> **Directive**
Print the lines of the listing below verbatim from its first line through the line bearing "arc[start angle=130, end angle=-130, radius=0.27]". Any pictures are to be omitted.

> **Supplied entries**
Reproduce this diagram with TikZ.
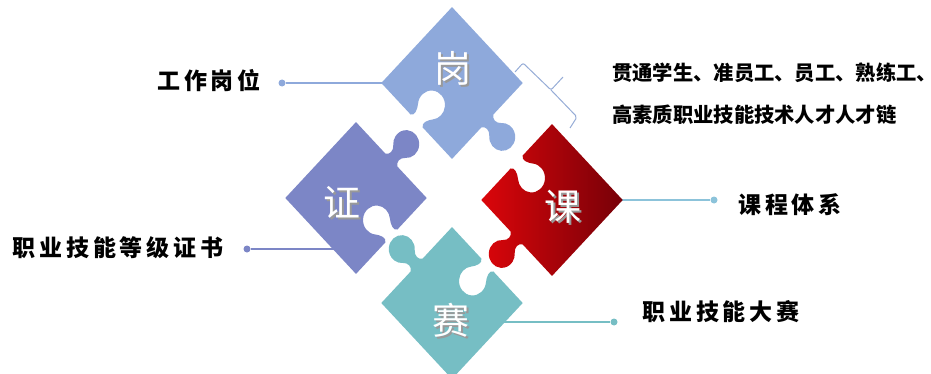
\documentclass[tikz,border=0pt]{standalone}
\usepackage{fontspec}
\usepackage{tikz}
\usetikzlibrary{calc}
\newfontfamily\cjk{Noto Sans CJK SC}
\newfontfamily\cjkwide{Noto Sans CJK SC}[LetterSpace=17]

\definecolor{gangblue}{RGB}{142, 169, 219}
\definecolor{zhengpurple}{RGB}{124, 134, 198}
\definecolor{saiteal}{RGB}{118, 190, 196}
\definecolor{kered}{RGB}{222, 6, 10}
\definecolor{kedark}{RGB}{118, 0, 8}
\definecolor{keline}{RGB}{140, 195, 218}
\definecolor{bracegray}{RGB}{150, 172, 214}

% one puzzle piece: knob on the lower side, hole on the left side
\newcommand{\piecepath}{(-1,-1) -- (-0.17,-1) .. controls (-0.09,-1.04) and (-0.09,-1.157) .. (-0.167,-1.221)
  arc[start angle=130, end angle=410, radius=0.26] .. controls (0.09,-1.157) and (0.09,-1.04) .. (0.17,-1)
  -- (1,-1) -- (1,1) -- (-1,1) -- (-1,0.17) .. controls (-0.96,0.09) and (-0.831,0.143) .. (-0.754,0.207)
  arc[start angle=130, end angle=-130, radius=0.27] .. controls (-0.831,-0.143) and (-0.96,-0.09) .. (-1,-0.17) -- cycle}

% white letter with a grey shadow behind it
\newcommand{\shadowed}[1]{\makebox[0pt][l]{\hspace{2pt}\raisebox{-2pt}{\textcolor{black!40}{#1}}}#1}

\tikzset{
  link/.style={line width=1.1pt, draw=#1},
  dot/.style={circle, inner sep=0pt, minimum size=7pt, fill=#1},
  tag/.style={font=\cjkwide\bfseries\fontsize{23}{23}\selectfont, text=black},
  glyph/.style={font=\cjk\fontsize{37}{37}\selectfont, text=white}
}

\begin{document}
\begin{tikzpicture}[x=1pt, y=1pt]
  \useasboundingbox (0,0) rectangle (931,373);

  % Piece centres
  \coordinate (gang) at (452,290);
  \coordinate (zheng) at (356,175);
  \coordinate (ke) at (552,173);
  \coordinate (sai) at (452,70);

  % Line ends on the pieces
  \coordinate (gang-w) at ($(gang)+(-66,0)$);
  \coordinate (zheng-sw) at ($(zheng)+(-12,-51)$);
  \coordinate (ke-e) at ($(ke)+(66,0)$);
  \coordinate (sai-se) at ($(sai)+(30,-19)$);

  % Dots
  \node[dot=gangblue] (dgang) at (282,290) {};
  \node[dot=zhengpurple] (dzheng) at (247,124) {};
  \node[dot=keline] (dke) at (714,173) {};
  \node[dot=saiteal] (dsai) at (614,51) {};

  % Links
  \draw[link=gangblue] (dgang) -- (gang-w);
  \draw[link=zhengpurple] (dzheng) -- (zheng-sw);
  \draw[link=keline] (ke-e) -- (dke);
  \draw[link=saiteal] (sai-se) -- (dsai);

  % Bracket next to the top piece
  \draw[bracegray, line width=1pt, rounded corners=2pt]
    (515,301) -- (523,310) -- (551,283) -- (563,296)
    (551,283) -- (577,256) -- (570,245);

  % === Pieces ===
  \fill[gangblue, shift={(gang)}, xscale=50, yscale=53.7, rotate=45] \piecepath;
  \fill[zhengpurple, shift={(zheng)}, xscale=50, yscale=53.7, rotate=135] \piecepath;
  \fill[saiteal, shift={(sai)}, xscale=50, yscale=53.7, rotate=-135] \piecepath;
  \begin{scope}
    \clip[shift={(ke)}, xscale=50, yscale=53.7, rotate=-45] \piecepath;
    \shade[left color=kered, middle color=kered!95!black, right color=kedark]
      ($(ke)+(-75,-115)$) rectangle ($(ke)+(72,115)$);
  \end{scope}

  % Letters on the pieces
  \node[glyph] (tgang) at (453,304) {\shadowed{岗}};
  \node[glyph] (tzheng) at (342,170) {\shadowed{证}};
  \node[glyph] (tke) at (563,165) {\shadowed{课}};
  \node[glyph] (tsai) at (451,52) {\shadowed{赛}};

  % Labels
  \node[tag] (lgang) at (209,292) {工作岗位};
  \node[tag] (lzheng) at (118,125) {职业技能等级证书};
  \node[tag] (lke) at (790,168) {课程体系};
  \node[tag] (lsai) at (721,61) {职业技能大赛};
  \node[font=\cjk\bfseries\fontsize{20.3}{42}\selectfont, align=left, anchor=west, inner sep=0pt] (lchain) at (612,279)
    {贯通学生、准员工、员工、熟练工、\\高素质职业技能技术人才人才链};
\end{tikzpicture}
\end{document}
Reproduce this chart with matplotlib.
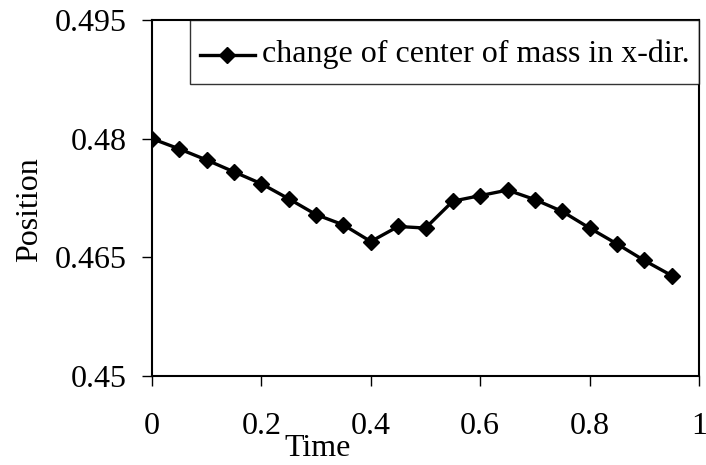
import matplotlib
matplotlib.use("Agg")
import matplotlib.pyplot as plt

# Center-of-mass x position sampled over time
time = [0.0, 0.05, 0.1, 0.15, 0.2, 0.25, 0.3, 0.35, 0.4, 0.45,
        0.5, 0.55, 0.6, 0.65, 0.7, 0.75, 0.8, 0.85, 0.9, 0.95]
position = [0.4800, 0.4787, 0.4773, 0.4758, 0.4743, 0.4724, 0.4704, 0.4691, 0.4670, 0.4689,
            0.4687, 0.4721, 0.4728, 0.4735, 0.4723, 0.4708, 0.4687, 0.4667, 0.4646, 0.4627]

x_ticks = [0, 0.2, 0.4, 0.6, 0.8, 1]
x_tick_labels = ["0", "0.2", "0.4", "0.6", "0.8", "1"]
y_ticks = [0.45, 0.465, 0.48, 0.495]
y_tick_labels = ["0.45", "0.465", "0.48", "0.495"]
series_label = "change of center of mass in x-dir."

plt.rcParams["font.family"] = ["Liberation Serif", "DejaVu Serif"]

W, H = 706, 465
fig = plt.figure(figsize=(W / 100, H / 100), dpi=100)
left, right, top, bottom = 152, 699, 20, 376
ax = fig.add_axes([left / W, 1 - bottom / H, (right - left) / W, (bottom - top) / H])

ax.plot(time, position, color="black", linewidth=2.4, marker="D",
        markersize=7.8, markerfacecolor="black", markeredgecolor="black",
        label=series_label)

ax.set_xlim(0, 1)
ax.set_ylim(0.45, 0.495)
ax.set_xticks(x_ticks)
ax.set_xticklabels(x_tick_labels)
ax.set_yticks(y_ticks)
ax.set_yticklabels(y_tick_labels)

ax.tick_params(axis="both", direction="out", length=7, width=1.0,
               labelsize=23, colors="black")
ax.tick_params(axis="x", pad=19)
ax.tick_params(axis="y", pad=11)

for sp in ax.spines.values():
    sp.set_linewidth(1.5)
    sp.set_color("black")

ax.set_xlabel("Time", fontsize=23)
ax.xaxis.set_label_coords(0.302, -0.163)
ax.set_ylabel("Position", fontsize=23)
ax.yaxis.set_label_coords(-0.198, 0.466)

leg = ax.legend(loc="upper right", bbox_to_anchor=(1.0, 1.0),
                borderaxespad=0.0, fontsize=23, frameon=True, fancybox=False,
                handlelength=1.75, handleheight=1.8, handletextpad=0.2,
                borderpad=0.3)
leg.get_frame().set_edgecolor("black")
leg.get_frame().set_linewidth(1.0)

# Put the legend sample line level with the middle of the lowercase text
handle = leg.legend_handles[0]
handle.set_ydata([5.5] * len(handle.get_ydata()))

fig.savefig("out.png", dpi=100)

> **In response**
Reproduce this diagram with TikZ.
\documentclass[tikz,border=0pt]{standalone}
\usepackage{fontspec}
\usepackage{tikz}
\usetikzlibrary{calc}
\newfontfamily\cjk{Noto Sans CJK SC}
\newfontfamily\cjkwide{Noto Sans CJK SC}[LetterSpace=17]

\definecolor{gangblue}{RGB}{142, 169, 219}
\definecolor{zhengpurple}{RGB}{124, 134, 198}
\definecolor{saiteal}{RGB}{118, 190, 196}
\definecolor{kered}{RGB}{222, 6, 10}
\definecolor{kedark}{RGB}{118, 0, 8}
\definecolor{keline}{RGB}{140, 195, 218}
\definecolor{bracegray}{RGB}{150, 172, 214}

% one puzzle piece: knob on the lower side, hole on the left side
\newcommand{\piecepath}{(-1,-1) -- (-0.17,-1) .. controls (-0.09,-1.04) and (-0.09,-1.157) .. (-0.167,-1.221)
  arc[start angle=130, end angle=410, radius=0.26] .. controls (0.09,-1.157) and (0.09,-1.04) .. (0.17,-1)
  -- (1,-1) -- (1,1) -- (-1,1) -- (-1,0.17) .. controls (-0.96,0.09) and (-0.831,0.143) .. (-0.754,0.207)
  arc[start angle=130, end angle=-130, radius=0.27] .. controls (-0.831,-0.143) and (-0.96,-0.09) .. (-1,-0.17) -- cycle}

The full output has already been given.